Steve Hodgson, Chief Executive of the Property Care Association Steve Hodgson, Chief Executive of the Property Care Association

A national trade body is putting condensation under the spotlight with a comprehensive study of occupied homes in the UK - believed to be the largest of its type undertaken across the nation.

Later this year homes across the country are going to be monitored using state-of-the-art data loggers, to track atmospheric moisture conditions, under the research project, being run by the Property Care Association (PCA).

The information will then be analysed by academics and experts within the property field.

Their findings could provide a broader picture on why some homes are affected by mould and damp more than others, with the results likely to be of interest to a wide-range of specialists including those in social housing, surveying, construction, building preservation, environmental health and local authorities.

Homes of various types of construction and in different parts of the UK, will be monitored with data monitors.  These will read moisture, temperature and humidity levels in the properties over a specific time period.

The information gleaned will be used to support the PCA’s training programme, which includes courses on condensation and atmospheric moisture management in occupied houses.

The findings will be the basis of an academic paper, which will publish the survey’s analysed results.

Steve Hodgson, Chief Executive of the Property Care Association, said: “Modern living and airtight homes are all helping to make condensation in the UK a problem on the rise.

“Dampness and mould growth in homes were problems once associated with poverty and poor housing.  However, recent strong anecdotal evidence would suggest that these issues are becoming of increasing concern in properties that are well maintained and cared for by their owners.

“Now we need more information to get to grips with the facts, and this survey will help us to achieve that.

“To our knowledge, no-one has done this type of study over the same period across such a wide number of properties.

“Previous studies have been completed with very limited data sets, with only a few properties, and are often reliant on supposition and computer modelling.

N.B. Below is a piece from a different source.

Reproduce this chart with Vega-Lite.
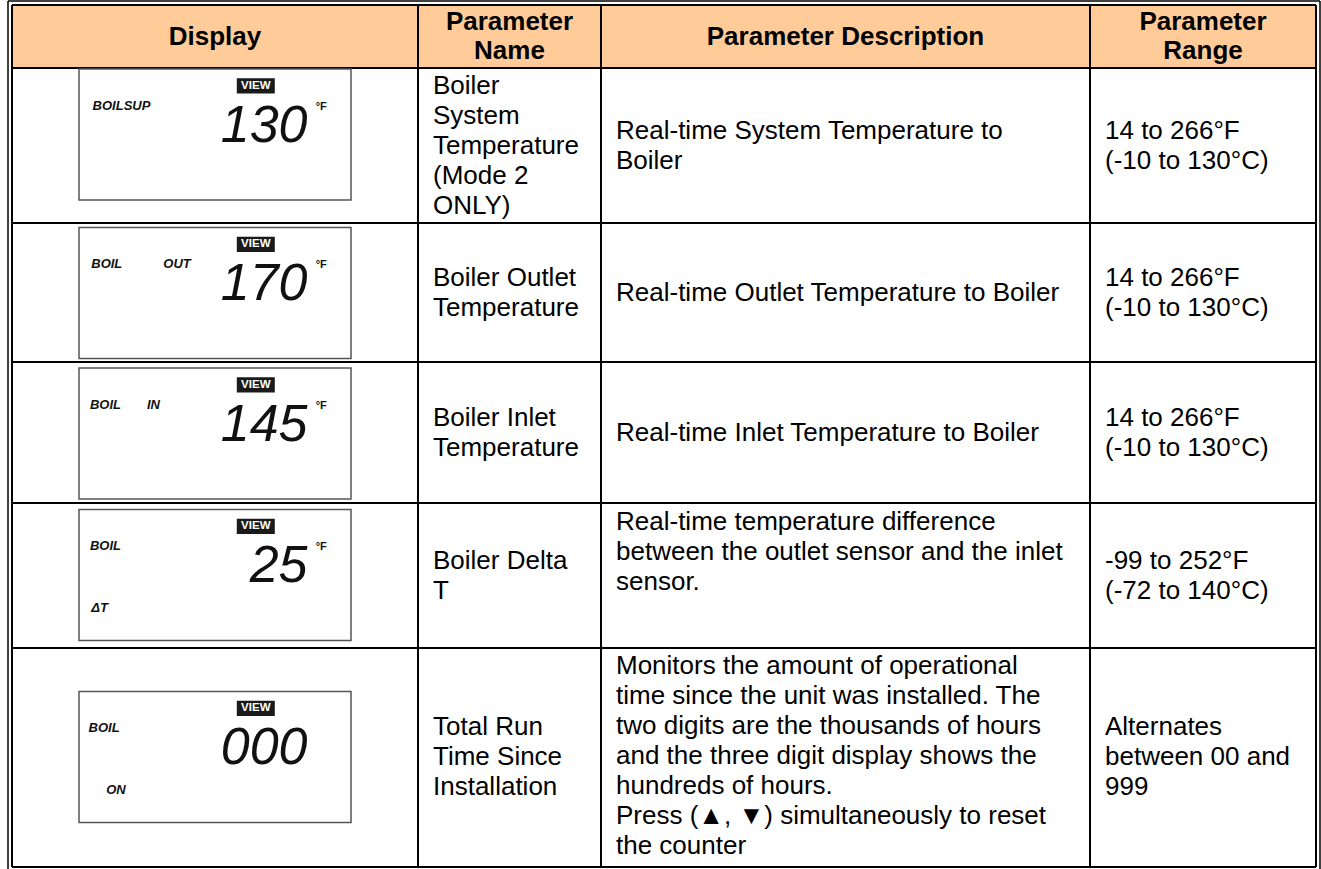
{
  "$schema": "https://vega.github.io/schema/vega-lite/v6.json",
  "width": 1321,
  "height": 869,
  "autosize": {"type": "none"},
  "padding": 0,
  "background": "white",
  "config": {"view": {"stroke": null}, "axis": {"disable": true}},
  "resolve": {"scale": {"x": "independent", "y": "independent"}},
  "datasets": {
    "header": [
      {"col": 0, "label": "Display"},
      {"col": 1, "label": "Parameter\nName"},
      {"col": 2, "label": "Parameter Description"},
      {"col": 3, "label": "Parameter\nRange"}
    ],
    "cells": [
      {"row": 1, "col": 1, "text": "Boiler\nSystem\nTemperature\n(Mode 2\nONLY)"},
      {"row": 1, "col": 2, "text": "Real-time System Temperature to\nBoiler"},
      {"row": 1, "col": 3, "text": "14 to 266°F\n(-10 to 130°C)"},
      {"row": 2, "col": 1, "text": "Boiler Outlet\nTemperature"},
      {"row": 2, "col": 2, "text": "Real-time Outlet Temperature to Boiler"},
      {"row": 2, "col": 3, "text": "14 to 266°F\n(-10 to 130°C)"},
      {"row": 3, "col": 1, "text": "Boiler Inlet\nTemperature"},
      {"row": 3, "col": 2, "text": "Real-time Inlet Temperature to Boiler"},
      {"row": 3, "col": 3, "text": "14 to 266°F\n(-10 to 130°C)"},
      {"row": 4, "col": 1, "text": "Boiler Delta\nT"},
      {"row": 4, "col": 2, "text": "Real-time temperature difference\nbetween the outlet sensor and the inlet\nsensor."},
      {"row": 4, "col": 3, "text": "-99 to 252°F\n(-72 to 140°C)"},
      {"row": 5, "col": 1, "text": "Total Run\nTime Since\nInstallation"},
      {"row": 5, "col": 2, "text": "Monitors the amount of operational\ntime since the unit was installed. The\ntwo digits are the thousands of hours\nand the three digit display shows the\nhundreds of hours.\nPress (▲, ▼) simultaneously to reset\nthe counter"},
      {"row": 5, "col": 3, "text": "Alternates\nbetween 00 and\n999"}
    ],
    "panels": [
      {"row": 1, "reading": "130", "unit": "°F"},
      {"row": 2, "reading": "170", "unit": "°F"},
      {"row": 3, "reading": "145", "unit": "°F"},
      {"row": 4, "reading": "25", "unit": "°F"},
      {"row": 5, "reading": "000", "unit": ""}
    ],
    "labels": [
      {"row": 1, "label": "BOILSUP", "slot": "upper", "px": 5},
      {"row": 2, "label": "BOIL", "slot": "upper", "px": 4.5},
      {"row": 2, "label": "OUT", "slot": "upper", "px": 31},
      {"row": 3, "label": "BOIL", "slot": "upper", "px": 4},
      {"row": 3, "label": "IN", "slot": "upper", "px": 25},
      {"row": 4, "label": "BOIL", "slot": "upper", "px": 4},
      {"row": 4, "label": "ΔT", "slot": "lower", "px": 4.5},
      {"row": 5, "label": "BOIL", "slot": "upper", "px": 3.5},
      {"row": 5, "label": "ON", "slot": "lower", "px": 10}
    ]
  },
  "layer": [
    {
      "data": {"values": [{"c0": 0, "c1": 4, "r0": 0, "r1": 1}]},
      "mark": {"type": "rect", "fill": "#FFCC99"},
      "encoding": {
        "x": {"field": "c0", "type": "quantitative", "axis": null, "scale": {"domain": [0, 1, 2, 3, 4], "range": [12, 418, 601, 1090, 1316], "zero": false, "nice": false}},
        "x2": {"field": "c1"},
        "y": {"field": "r0", "type": "quantitative", "axis": null, "scale": {"domain": [0, 1, 2, 3, 4, 5, 6], "range": [5, 68, 223, 362, 503, 648, 867], "zero": false, "nice": false}},
        "y2": {"field": "r1"}
      }
    },
    {
      "data": {"values": [{"b": 0}, {"b": 1}, {"b": 2}, {"b": 3}, {"b": 4}]},
      "mark": {"type": "rule", "color": "black", "strokeWidth": 2},
      "encoding": {
        "x": {"field": "b", "type": "quantitative", "axis": null, "scale": {"domain": [0, 1, 2, 3, 4], "range": [12, 418, 601, 1090, 1316], "zero": false, "nice": false}},
        "y": {"datum": 0, "type": "quantitative", "axis": null, "scale": {"domain": [0, 1, 2, 3, 4, 5, 6], "range": [5, 68, 223, 362, 503, 648, 867], "zero": false, "nice": false}},
        "y2": {"datum": 6}
      }
    },
    {
      "data": {"values": [{"b": 0}, {"b": 1}, {"b": 2}, {"b": 3}, {"b": 4}, {"b": 5}, {"b": 6}]},
      "mark": {"type": "rule", "color": "black", "strokeWidth": 2},
      "encoding": {
        "y": {"field": "b", "type": "quantitative", "axis": null, "scale": {"domain": [0, 1, 2, 3, 4, 5, 6], "range": [5, 68, 223, 362, 503, 648, 867], "zero": false, "nice": false}},
        "x": {"datum": 0, "type": "quantitative", "axis": null, "scale": {"domain": [0, 1, 2, 3, 4], "range": [12, 418, 601, 1090, 1316], "zero": false, "nice": false}},
        "x2": {"datum": 4}
      }
    },
    {
      "data": {"values": [{"b": 0}]},
      "mark": {"type": "rule", "color": "black", "strokeWidth": 1.5, "xOffset": -4, "yOffset": -4, "y2Offset": 6},
      "encoding": {
        "x": {"field": "b", "type": "quantitative", "axis": null, "scale": {"domain": [0, 1, 2, 3, 4], "range": [12, 418, 601, 1090, 1316], "zero": false, "nice": false}},
        "y": {"datum": 0, "type": "quantitative", "axis": null, "scale": {"domain": [0, 1, 2, 3, 4, 5, 6], "range": [5, 68, 223, 362, 503, 648, 867], "zero": false, "nice": false}},
        "y2": {"datum": 6}
      }
    },
    {
      "data": {"values": [{"b": 4}]},
      "mark": {"type": "rule", "color": "black", "strokeWidth": 1.5, "xOffset": 4, "yOffset": -4, "y2Offset": 6},
      "encoding": {
        "x": {"field": "b", "type": "quantitative", "axis": null, "scale": {"domain": [0, 1, 2, 3, 4], "range": [12, 418, 601, 1090, 1316], "zero": false, "nice": false}},
        "y": {"datum": 0, "type": "quantitative", "axis": null, "scale": {"domain": [0, 1, 2, 3, 4, 5, 6], "range": [5, 68, 223, 362, 503, 648, 867], "zero": false, "nice": false}},
        "y2": {"datum": 6}
      }
    },
    {
      "data": {"values": [{"b": 0}]},
      "mark": {"type": "rule", "color": "black", "strokeWidth": 1.5, "yOffset": -4, "xOffset": -4, "x2Offset": 4},
      "encoding": {
        "y": {"field": "b", "type": "quantitative", "axis": null, "scale": {"domain": [0, 1, 2, 3, 4, 5, 6], "range": [5, 68, 223, 362, 503, 648, 867], "zero": false, "nice": false}},
        "x": {"datum": 0, "type": "quantitative", "axis": null, "scale": {"domain": [0, 1, 2, 3, 4], "range": [12, 418, 601, 1090, 1316], "zero": false, "nice": false}},
        "x2": {"datum": 4}
      }
    },
    {
      "data": {"name": "header"},
      "mark": {"type": "text", "font": "Liberation Sans", "fontSize": 26, "fontWeight": "bold", "align": "center", "baseline": "line-top", "lineHeight": 29, "lineBreak": "\n", "color": "black"},
      "encoding": {
        "x": {"field": "col", "type": "quantitative", "axis": null, "scale": {"domain": [0, 1, 2, 3], "range": [215, 509.5, 845.5, 1203], "zero": false, "nice": false}},
        "y": {"field": "col", "type": "quantitative", "axis": null, "scale": {"domain": [0, 1, 2, 3], "range": [22.5, 8, 22.5, 8], "zero": false, "nice": false}},
        "text": {"field": "label"}
      }
    },
    {
      "data": {"name": "cells"},
      "transform": [{"filter": "datum.col == 1"}],
      "mark": {"type": "text", "font": "Liberation Sans", "fontSize": 26, "align": "left", "baseline": "line-top", "dx": 15, "lineHeight": 30, "lineBreak": "\n", "color": "black"},
      "encoding": {
        "x": {"field": "col", "type": "quantitative", "axis": null, "scale": {"domain": [0, 1, 2, 3, 4], "range": [12, 418, 601, 1090, 1316], "zero": false, "nice": false}},
        "y": {"field": "row", "type": "quantitative", "axis": null, "scale": {"domain": [1, 2, 3, 4, 5], "range": [70.5, 262.5, 402.5, 545.5, 712], "zero": false, "nice": false}},
        "text": {"field": "text"}
      }
    },
    {
      "data": {"name": "cells"},
      "transform": [{"filter": "datum.col == 2"}],
      "mark": {"type": "text", "font": "Liberation Sans", "fontSize": 26, "align": "left", "baseline": "line-top", "dx": 15, "lineHeight": 30, "lineBreak": "\n", "color": "black"},
      "encoding": {
        "x": {"field": "col", "type": "quantitative", "axis": null, "scale": {"domain": [0, 1, 2, 3, 4], "range": [12, 418, 601, 1090, 1316], "zero": false, "nice": false}},
        "y": {"field": "row", "type": "quantitative", "axis": null, "scale": {"domain": [1, 2, 3, 4, 5], "range": [115.5, 277.5, 417.5, 507, 651], "zero": false, "nice": false}},
        "text": {"field": "text"}
      }
    },
    {
      "data": {"name": "cells"},
      "transform": [{"filter": "datum.col == 3"}],
      "mark": {"type": "text", "font": "Liberation Sans", "fontSize": 26, "align": "left", "baseline": "line-top", "dx": 15, "lineHeight": 30, "lineBreak": "\n", "color": "black"},
      "encoding": {
        "x": {"field": "col", "type": "quantitative", "axis": null, "scale": {"domain": [0, 1, 2, 3, 4], "range": [12, 418, 601, 1090, 1316], "zero": false, "nice": false}},
        "y": {"field": "row", "type": "quantitative", "axis": null, "scale": {"domain": [1, 2, 3, 4, 5], "range": [115.5, 262.5, 402.5, 545.5, 712], "zero": false, "nice": false}},
        "text": {"field": "text"}
      }
    },
    {
      "data": {"name": "panels"},
      "mark": {"type": "point", "shape": "M-1,-0.4816H1V0.4816H-1Z", "size": 73984, "filled": false, "stroke": "#555555", "strokeWidth": 1.5, "opacity": 1},
      "encoding": {
        "x": {"datum": 50, "type": "quantitative", "axis": null, "scale": {"domain": [0, 100], "range": [79, 351], "zero": false, "nice": false}},
        "y": {"field": "row", "type": "quantitative", "axis": null, "scale": {"domain": [1, 2, 3, 4, 5], "range": [134.5, 293, 433.5, 575, 757], "zero": false, "nice": false}}
      }
    },
    {
      "data": {"name": "panels"},
      "mark": {"type": "point", "shape": "M-1,-0.4H1V0.4H-1Z", "size": 1444, "filled": true, "fill": "#1a1a1a", "strokeWidth": 0, "opacity": 1},
      "encoding": {
        "x": {"datum": 65, "type": "quantitative", "axis": null, "scale": {"domain": [0, 100], "range": [79, 351], "zero": false, "nice": false}},
        "y": {"field": "row", "type": "quantitative", "axis": null, "scale": {"domain": [1, 2, 3, 4, 5], "range": [134.5, 293, 433.5, 575, 757], "zero": false, "nice": false}},
        "yOffset": {"datum": 13.5, "type": "quantitative", "scale": {"domain": [0, 100], "range": [-66.5, 66.5], "zero": false, "nice": false}}
      }
    },
    {
      "data": {"name": "panels"},
      "mark": {"type": "text", "font": "Liberation Sans", "fontSize": 11.5, "fontWeight": "bold", "align": "center", "baseline": "middle", "color": "white"},
      "encoding": {
        "x": {"datum": 65, "type": "quantitative", "axis": null, "scale": {"domain": [0, 100], "range": [79, 351], "zero": false, "nice": false}},
        "y": {"field": "row", "type": "quantitative", "axis": null, "scale": {"domain": [1, 2, 3, 4, 5], "range": [134.5, 293, 433.5, 575, 757], "zero": false, "nice": false}},
        "yOffset": {"datum": 13.5, "type": "quantitative", "scale": {"domain": [0, 100], "range": [-66.5, 66.5], "zero": false, "nice": false}},
        "text": {"value": "VIEW"}
      }
    },
    {
      "data": {"name": "panels"},
      "mark": {"type": "text", "font": "Liberation Sans", "fontSize": 52, "fontStyle": "italic", "align": "right", "baseline": "middle", "color": "#111111"},
      "encoding": {
        "x": {"datum": 84, "type": "quantitative", "axis": null, "scale": {"domain": [0, 100], "range": [79, 351], "zero": false, "nice": false}},
        "y": {"field": "row", "type": "quantitative", "axis": null, "scale": {"domain": [1, 2, 3, 4, 5], "range": [134.5, 293, 433.5, 575, 757], "zero": false, "nice": false}},
        "yOffset": {"datum": 43.5, "type": "quantitative", "scale": {"domain": [0, 100], "range": [-66.5, 66.5], "zero": false, "nice": false}},
        "text": {"field": "reading"}
      }
    },
    {
      "data": {"name": "panels"},
      "mark": {"type": "text", "font": "Liberation Sans", "fontSize": 11, "fontWeight": "bold", "align": "left", "baseline": "middle", "color": "#111111"},
      "encoding": {
        "x": {"datum": 87, "type": "quantitative", "axis": null, "scale": {"domain": [0, 100], "range": [79, 351], "zero": false, "nice": false}},
        "y": {"field": "row", "type": "quantitative", "axis": null, "scale": {"domain": [1, 2, 3, 4, 5], "range": [134.5, 293, 433.5, 575, 757], "zero": false, "nice": false}},
        "yOffset": {"datum": 29, "type": "quantitative", "scale": {"domain": [0, 100], "range": [-66.5, 66.5], "zero": false, "nice": false}},
        "text": {"field": "unit"}
      }
    },
    {
      "data": {"name": "labels"},
      "transform": [{"filter": "datum.slot == 'upper'"}],
      "mark": {"type": "text", "font": "Liberation Sans", "fontSize": 13, "fontWeight": "bold", "fontStyle": "italic", "align": "left", "baseline": "middle", "color": "#111111"},
      "encoding": {
        "x": {"field": "px", "type": "quantitative", "axis": null, "scale": {"domain": [0, 100], "range": [79, 351], "zero": false, "nice": false}},
        "y": {"field": "row", "type": "quantitative", "axis": null, "scale": {"domain": [1, 2, 3, 4, 5], "range": [134.5, 293, 433.5, 575, 757], "zero": false, "nice": false}},
        "yOffset": {"datum": 28.5, "type": "quantitative", "scale": {"domain": [0, 100], "range": [-66.5, 66.5], "zero": false, "nice": false}},
        "text": {"field": "label"}
      }
    },
    {
      "data": {"name": "labels"},
      "transform": [{"filter": "datum.slot == 'lower'"}],
      "mark": {"type": "text", "font": "Liberation Sans", "fontSize": 13, "fontWeight": "bold", "fontStyle": "italic", "align": "left", "baseline": "middle", "color": "#111111"},
      "encoding": {
        "x": {"field": "px", "type": "quantitative", "axis": null, "scale": {"domain": [0, 100], "range": [79, 351], "zero": false, "nice": false}},
        "y": {"field": "row", "type": "quantitative", "axis": null, "scale": {"domain": [1, 2, 3, 4, 5], "range": [134.5, 293, 433.5, 575, 757], "zero": false, "nice": false}},
        "yOffset": {"datum": 74.5, "type": "quantitative", "scale": {"domain": [0, 100], "range": [-66.5, 66.5], "zero": false, "nice": false}},
        "text": {"field": "label"}
      }
    }
  ]
}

“We will be looking into the atmospheric conditions that prevail in occupied houses that are affected by damp, are poorly heated, fitted with retrofit insulation, affected by mould or are indeed performing well with no problems.

“The data can be fully analysed to understand better the issue of moisture in buildings.

“From this we will then be able to build a picture of information, such as what are normal levels, and what are the real triggers that can result, from two similar homes, that one can have a problem with condensation and the other not.

“Ultimately, the findings can help us to remove the myths surrounding atmospheric moisture and recommend the best control measures.”